What is needed: Do not copy the pictures; transcribe all other material exactly.
-- begin Dataset section --
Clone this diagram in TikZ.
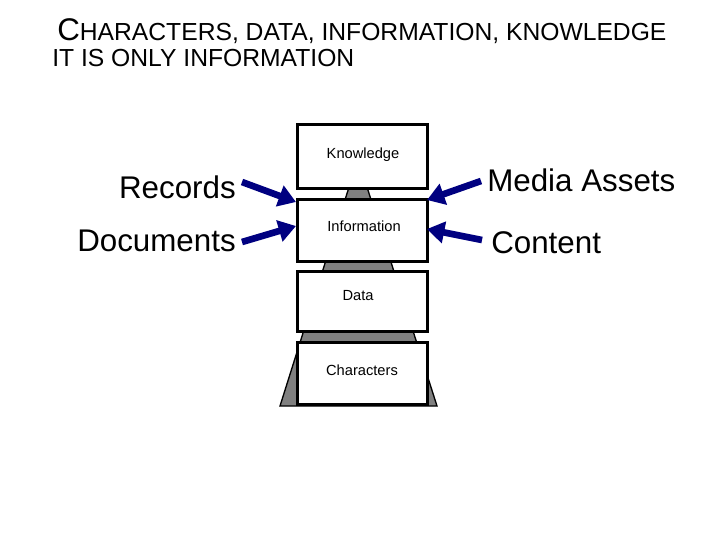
\documentclass[tikz,border=0pt]{standalone}
\usepackage{fontspec}
\setmainfont{Liberation Sans}
\usetikzlibrary{arrows.meta}
\definecolor{navy}{RGB}{0,0,128}
\definecolor{pgrey}{RGB}{128,128,128}
\begin{document}
\begin{tikzpicture}[x=0.75pt,y=-0.75pt,
  box/.style={draw=black,line width=2pt,fill=white,minimum width=97.5pt,minimum height=45pt,anchor=north west,inner sep=0pt},
  lbl/.style={font=\fontsize{11}{13}\selectfont},
  side/.style={font=\fontsize{23.5}{26}\selectfont,inner sep=0pt},
  arr/.style={draw=navy,line width=5pt,-{Triangle[length=13pt,width=16pt]}}]
\useasboundingbox (0,0) rectangle (720,540);
\node[anchor=west,inner sep=0pt] (t1) at (57,31) {\fontsize{23.5}{26}\selectfont C\fontsize{18.5}{22}\selectfont HARACTERS, DATA, INFORMATION, KNOWLEDGE};
\node[anchor=west,inner sep=0pt] (t2) at (52,58) {\fontsize{18.5}{22}\selectfont IT IS ONLY INFORMATION};
\fill[pgrey,draw=black,line width=1pt] (350,184) -- (366,184) -- (437,406) -- (280,406) -- cycle;
\node[box,minimum height=48pt] (k) at (296,123) {};
\node[lbl] at (363,155) {Knowledge};
\node[box,minimum height=46.5pt] (i) at (296,198) {};
\node[lbl] at (364,226) {Information};
\node[box] (d) at (296,270) {};
\node[lbl] at (358,296) {Data};
\node[box,minimum height=46.5pt] (c) at (296,341) {};
\node[lbl] at (362,370) {Characters};
\node[side,anchor=east] (r) at (236,187) {Records};
\node[side,anchor=east] (doc) at (236,241) {Documents};
\node[side,anchor=west] (m) at (487,180) {Media Assets};
\node[side,anchor=west] (co) at (491,243) {Content};
\coordinate (rt) at (296,202);
\coordinate (dt) at (296,226);
\coordinate (mt) at (427,200);
\coordinate (ct) at (427,229);
\draw[arr] (242,182) -- (rt);
\draw[arr] (242,242) -- (dt);
\draw[arr] (481,181) -- (mt);
\draw[arr] (482,240) -- (ct);
\end{tikzpicture}
\end{document}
-- end Dataset section --
Written answer:
Clone this diagram in TikZ.
\documentclass[tikz,border=0pt]{standalone}
\usepackage{fontspec}
\setmainfont{Liberation Sans}
\usetikzlibrary{arrows.meta}
\definecolor{navy}{RGB}{0,0,128}
\definecolor{pgrey}{RGB}{128,128,128}
\begin{document}
\begin{tikzpicture}[x=0.75pt,y=-0.75pt,
  box/.style={draw=black,line width=2pt,fill=white,minimum width=97.5pt,minimum height=45pt,anchor=north west,inner sep=0pt},
  lbl/.style={font=\fontsize{11}{13}\selectfont},
  side/.style={font=\fontsize{23.5}{26}\selectfont,inner sep=0pt},
  arr/.style={draw=navy,line width=5pt,-{Triangle[length=13pt,width=16pt]}}]
\useasboundingbox (0,0) rectangle (720,540);
\node[anchor=west,inner sep=0pt] (t1) at (57,31) {\fontsize{23.5}{26}\selectfont C\fontsize{18.5}{22}\selectfont HARACTERS, DATA, INFORMATION, KNOWLEDGE};
\node[anchor=west,inner sep=0pt] (t2) at (52,58) {\fontsize{18.5}{22}\selectfont IT IS ONLY INFORMATION};
\fill[pgrey,draw=black,line width=1pt] (350,184) -- (366,184) -- (437,406) -- (280,406) -- cycle;
\node[box,minimum height=48pt] (k) at (296,123) {};
\node[lbl] at (363,155) {Knowledge};
\node[box,minimum height=46.5pt] (i) at (296,198) {};
\node[lbl] at (364,226) {Information};
\node[box] (d) at (296,270) {};
\node[lbl] at (358,296) {Data};
\node[box,minimum height=46.5pt] (c) at (296,341) {};
\node[lbl] at (362,370) {Characters};
\node[side,anchor=east] (r) at (236,187) {Records};
\node[side,anchor=east] (doc) at (236,241) {Documents};
\node[side,anchor=west] (m) at (487,180) {Media Assets};
\node[side,anchor=west] (co) at (491,243) {Content};
\coordinate (rt) at (296,202);
\coordinate (dt) at (296,226);
\coordinate (mt) at (427,200);
\coordinate (ct) at (427,229);
\draw[arr] (242,182) -- (rt);
\draw[arr] (242,242) -- (dt);
\draw[arr] (481,181) -- (mt);
\draw[arr] (482,240) -- (ct);
\end{tikzpicture}
\end{document}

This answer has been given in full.